Mrs K is a 2016 crime action film directed by Ho Yuhang. A Malaysian-Hong Kong co-production, it stars Kara Wai, Simon Yam, Wu Bai, Ruby Yap and Siow Li Xuan. This movie was only released in Moscow, Russia under the title: Миссис Кей (missis kei in Russian)

==Premise==
Mrs K is a story of a woman who gives everything that she has to protect her husband and daughter when enemies from her past come hunting her. She is forced to revisit her dark past when her teenage daughter is kidnapped by enemies from her past.

==Cast==
- Kara Wai as Mrs K
- Simon Yam as Scarface
- Wu Bai as Mr K
- Siow Li Xuan as Little K
- Faizal Hussein as Tano
- Tony Liu as Monkey
- Ruby Yap as Fong
- Lenny Ooi as Loong
- Joe Chang as Blondie
- Germaine Yeap as Nikkie
- Kirk Wong as Priest
- Fruit Chan as Retiree
- Dain Said as Loan shark
- Alvin Chong as Robbers 1
- Bernard Hiew as Robbers 2
- R. Ramasundran as Rajeev

== Reception ==
Variety called it "is a stylish action movie whose light touch persuades us to accept still-lethal potential of a nearly 60-year-old heroine" and "it's expertly crafted good fun that should appeal to genre fans across many borders."
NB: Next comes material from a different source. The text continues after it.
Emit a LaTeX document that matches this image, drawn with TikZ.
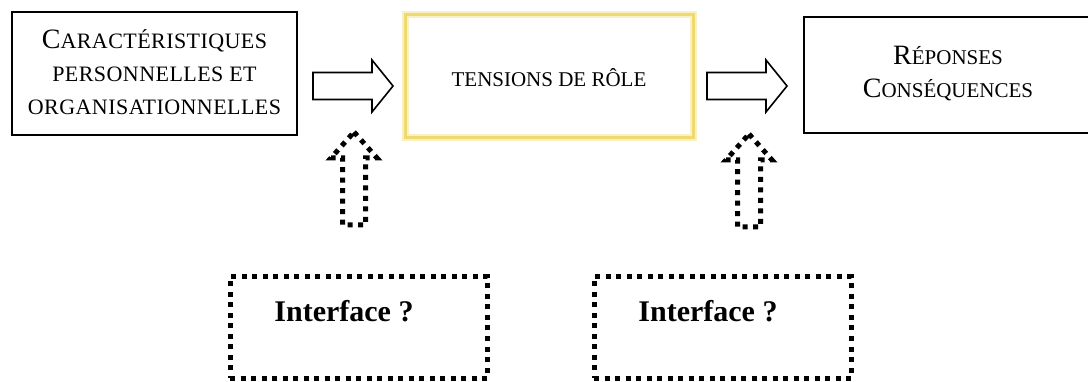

Deadline Hollywood reported in 2022 that 87North Productions planned to remake the film with Mishna Wolff as the screenwriter.

=== Accolades ===

| Award | Category | Recipients | Result | Ref. |
|---|---|---|---|---|
| 53rd Golden Horse Awards | Best Action Choreography | Adam Chan | Nominated |  |
| Five Flavours Film Festival | New Asian Cinema - Best Film | Ho Yuhang | Nominated |  |

==Singaporean and Russian release==
In Singapore and Russia, the movie was released in 2018 under Mosfilm Asia.